BROOKLYN CENTER, Minnesota — The officer who fatally shot a Black
man during a traffic stop near Minneapolis mistakenly confused her gun for her
Taser, police officials said Monday, quickly releasing video as they tried to
ease tensions in a state on edge over the Derek Chauvin trial.
اضافة اعلان
In a brief clip of body camera video, officers from the
Brooklyn Center Police Department can be seen trying to handcuff the driver,
Daunte Wright, before he suddenly lurches back into his car. One of the
officers aims a weapon at Wright and shouts, “Taser! Taser! Taser!”
She fires one round, and Wright groans in pain.
“Holy shit, I just shot him,” the officer can be heard
shouting.
Late Monday, the officer who fired the fatal shot was
identified as Kim Potter, who has worked for the department for 26 years.
The announcement came as protesters faced off with the
police. Hundreds had gathered outside the Brooklyn Center police station for
the second consecutive night, defying the 7pm curfew.
Demonstrators occasionally lobbed water bottles and rocks
over newly erected fencing, chanting “killer cop” and “hands up, don’t shoot”
while officers clad in riot gear stood guard. Officers responded by
sporadically firing projectiles at the crowd and at one point released a
chemical agent that caused people to cough.
Mayor Mike Elliott of Brooklyn Center, in an interview on
CNN, urged the protesters to leave: “I’m asking everybody to go home.
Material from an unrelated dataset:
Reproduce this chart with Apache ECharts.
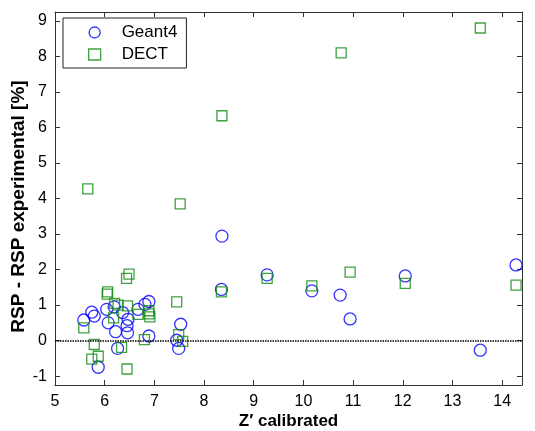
<!DOCTYPE html>
<html>
<head>
<meta charset="utf-8">
<script src="https://cdn.jsdelivr.net/npm/echarts@6/dist/echarts.min.js"></script>
<style>html,body{margin:0;padding:0;background:#fff}#c{width:535px;height:431px}</style>
</head>
<body>
<div id="c"></div>
<script>
const xTicks = [5, 6, 7, 8, 9, 10, 11, 12, 13, 14];
const yTicks = [-1, 0, 1, 2, 3, 4, 5, 6, 7, 8, 9];

const geantX = [5.58, 5.74, 5.79, 5.87, 6.04, 6.07, 6.19, 6.22, 6.26, 6.36, 6.45, 6.47, 6.46, 6.67, 6.81, 6.89, 6.89, 7.53, 7.45, 7.49, 8.36, 8.35, 9.27, 10.17, 10.74, 10.94, 12.05, 13.56, 14.28];
const geantY = [0.58, 0.80, 0.69, -0.75, 0.88, 0.50, 0.95, 0.25, -0.22, 0.79, 0.42, 0.60, 0.22, 0.88, 1.02, 1.10, 0.13, 0.46, 0.01, -0.22, 2.94, 1.44, 1.85, 1.40, 1.28, 0.61, 1.82, -0.27, 2.13];

const dectX = [5.58, 5.79, 5.87, 5.74, 5.66, 6.06, 6.05, 6.20, 6.27, 6.46, 6.44, 6.49, 6.18, 6.34, 6.45, 6.67, 6.80, 6.89, 6.89, 6.91, 7.45, 7.52, 7.49, 7.57, 8.36, 8.35, 9.27, 10.17, 10.76, 10.94, 12.05, 13.56, 14.28];
const dectY = [0.36, -0.11, -0.44, -0.52, 4.27, 1.37, 1.31, 1.05, 1.00, 0.98, 1.75, 1.87, 0.64, -0.19, -0.80, 0.74, 0.03, 0.84, 0.75, 0.67, 1.09, 3.85, 0.17, -0.02, 6.33, 1.37, 1.75, 1.54, 8.10, 1.93, 1.61, 8.80, 1.56];

const zip = (xs, ys) => xs.map((x, i) => [x, ys[i]]);

const BLUE = '#0000ff';
const GREEN = '#108a10';
const AX = '#333';
const FONT = '"Liberation Sans", Arial, sans-serif';

const chart = echarts.init(document.getElementById('c'), null, {renderer: 'canvas'});

const baseX = {
  type: 'value', min: 5, max: 14.4,
  splitLine: {show: false},
  axisLine: {show: true, onZero: false, lineStyle: {color: AX, width: 1}},
  axisTick: {show: true, inside: true, length: 5, customValues: xTicks, lineStyle: {color: AX}},
};
const baseY = {
  type: 'value', min: -1.25, max: 9.25,
  splitLine: {show: false},
  axisLine: {show: true, onZero: false, lineStyle: {color: AX, width: 1}},
  axisTick: {show: true, inside: true, length: 5, customValues: yTicks, lineStyle: {color: AX}},
};

chart.setOption({
  animation: false,
  backgroundColor: '#fff',
  textStyle: {fontFamily: FONT},
  grid: {left: 55, right: 13, top: 12, bottom: 46, containLabel: false, outerBoundsMode: 'none'},
  legend: {
    orient: 'vertical', left: 63, top: 18,
    backgroundColor: '#fff', borderColor: '#222', borderWidth: 1, borderRadius: 0,
    padding: [6, 9, 5, 25],
    itemWidth: 12, itemHeight: 11, itemGap: 5,
    textStyle: {fontSize: 17, color: '#000', fontFamily: FONT, lineHeight: 16, padding: [0, 0, 0, 16]},
    data: [
      {name: 'Geant4', icon: 'circle', itemStyle: {color: 'transparent', borderColor: BLUE, borderWidth: 1.3}},
      {name: 'DECT', icon: 'rect', itemStyle: {color: 'transparent', borderColor: GREEN, borderWidth: 1.3}}
    ]
  },
  xAxis: [
    Object.assign({}, baseX, {
      position: 'bottom',
      axisLabel: {show: true, customValues: xTicks, fontSize: 16, color: '#000', margin: 9, fontFamily: FONT},
      name: 'Z\u2032 calibrated', nameLocation: 'middle', nameGap: 28, nameMoveOverlap: false,
      nameTextStyle: {fontSize: 17, fontWeight: 'bold', color: '#000', fontFamily: FONT}
    }),
    Object.assign({}, baseX, {position: 'top', axisLabel: {show: false}})
  ],
  yAxis: [
    Object.assign({}, baseY, {
      position: 'left',
      axisLabel: {show: true, customValues: yTicks, fontSize: 16, color: '#000', margin: 8, fontFamily: FONT},
      name: 'RSP - RSP experimental [%]', nameLocation: 'middle', nameGap: 27, nameMoveOverlap: false,
      nameTextStyle: {fontSize: 19, fontWeight: 'bold', color: '#000', fontFamily: FONT, padding: [0, 16, 0, 0]}
    }),
    Object.assign({}, baseY, {position: 'right', axisLabel: {show: false}})
  ],
  series: [
    {
      name: 'Geant4', type: 'scatter', xAxisIndex: 0, yAxisIndex: 0,
      symbol: 'circle', symbolSize: 12,
      itemStyle: {color: 'transparent', borderColor: BLUE, borderWidth: 1.3},
      data: zip(geantX, geantY),
      markLine: {
        silent: true, symbol: 'none', animation: false,
        label: {show: false},
        lineStyle: {type: [1.5, 1], color: '#000', width: 1.5},
        data: [{yAxis: 0}]
      },
      z: 2
    },
    {
      name: 'DECT', type: 'scatter', xAxisIndex: 0, yAxisIndex: 0,
      symbol: 'rect', symbolSize: 10,
      itemStyle: {color: 'transparent', borderColor: GREEN, borderWidth: 1.3},
      data: zip(dectX, dectY),
      z: 3
    }
  ]
});
</script>
</body>
</html>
We need
to keep the peace in our city.” By midnight, only a few dozen people remained.
Even though many details about Potter and the shooting
remain scarce, the Twin Cities spent the day bracing for unrest. The mayors of
Minneapolis and St. Paul declared states of emergency, and professional
baseball, basketball and hockey games in Minnesota were postponed.
The fatal shooting Sunday took place in a region already at
the center of a national reckoning over police officers’ use of force against
Black people. As the investigation into Wright’s death in Brooklyn Center was
beginning Monday, prosecutors in a courtroom less than 17km away completed the
questioning of their witnesses in the trial of Chauvin, the former Minneapolis
police officer charged with murdering George Floyd in May.
The shooting of Wright, 20, caused an immediate outcry and
recognition by President Joe Biden, who said he was praying for the Wright
family and called for an investigation.